After some extensive research, which inculded drawing inspiration from the modern microservices architectures of Netflix and Uber, a consensus was reached among their engineers. The answer was clear - in order to function with minimal effort and operational overhead, they needed to leverage a managed cloud solution in the form of AWS Data Lake.

Services used in AWS Data Lake

Amazon Managed Streaming for Apache Kafka (MSK) - Ingestion

Robinhood ingests terabytes of data every day. The data enters the application - via streams or in batches - through Amazon Managing Streaming for Apache Kafka (MSK) at the ingestion layer. Amazon MSK is a fully managed Kafka service that securely ingests data in real-time with zero operational overhead.

Amazon S3 - General storage

Data older than the retention period at the ingestion layer is persisted to Amazon S3 using the open-source Apache Kafka Connect. Considering the sheer volume of data ingestion, it was imperative that Robinhood settled on a storage solution that not only offered high resiliency but also S3’s cost-efficiency and performance. Amazon S3 Glacier was used as cold storage to archive source data stores.
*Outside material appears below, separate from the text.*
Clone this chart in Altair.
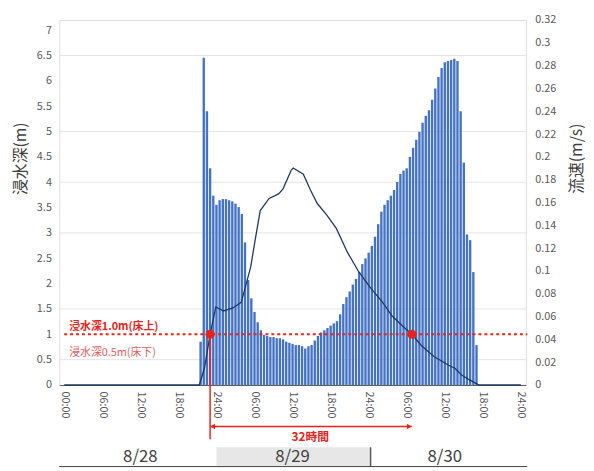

Amazon Redshift - Storage and analysis

Robinhood used Amazon Redshift powerful analytics capabilities as a business intelligence tool to get insights from derived datasets. Redshift is more than just a data warehouse as it also has the ability to analyze both structured and non-structured data across data lakes using SQL and machine learning.

AWS Glue - Processing

One of the biggest challenges that Robinhood faced was processing the large bundles of raw datasets produced by in-app event or load balancer logs. A large chunk of these datasets was usually irrelevant. So Robinhood’s immediate task was to segregate the small section of meaningful data from the rest. AWS Glue was used as a distributed data processing tool to process and split these datasets into mini sets. All relevant data would then be persisted to S3, where they used Glue crawlers and metastore to generate schemas and make the datasets discoverable.

Amazon Athena - Querying

Amazon Athena offered everything Robinhood wanted in an interactive querying service, especially since they primarily used Presto. The previous architecture lacked a unified platform to perform queries on multiple types of datasets, which posed a huge problem for their team of data scientists. With Athena already integrated with AWS Glue Data Catalog, they could seamlessly query the processed data in Amazon S3. Aggregated datasets are then sent to Redshift for visualization.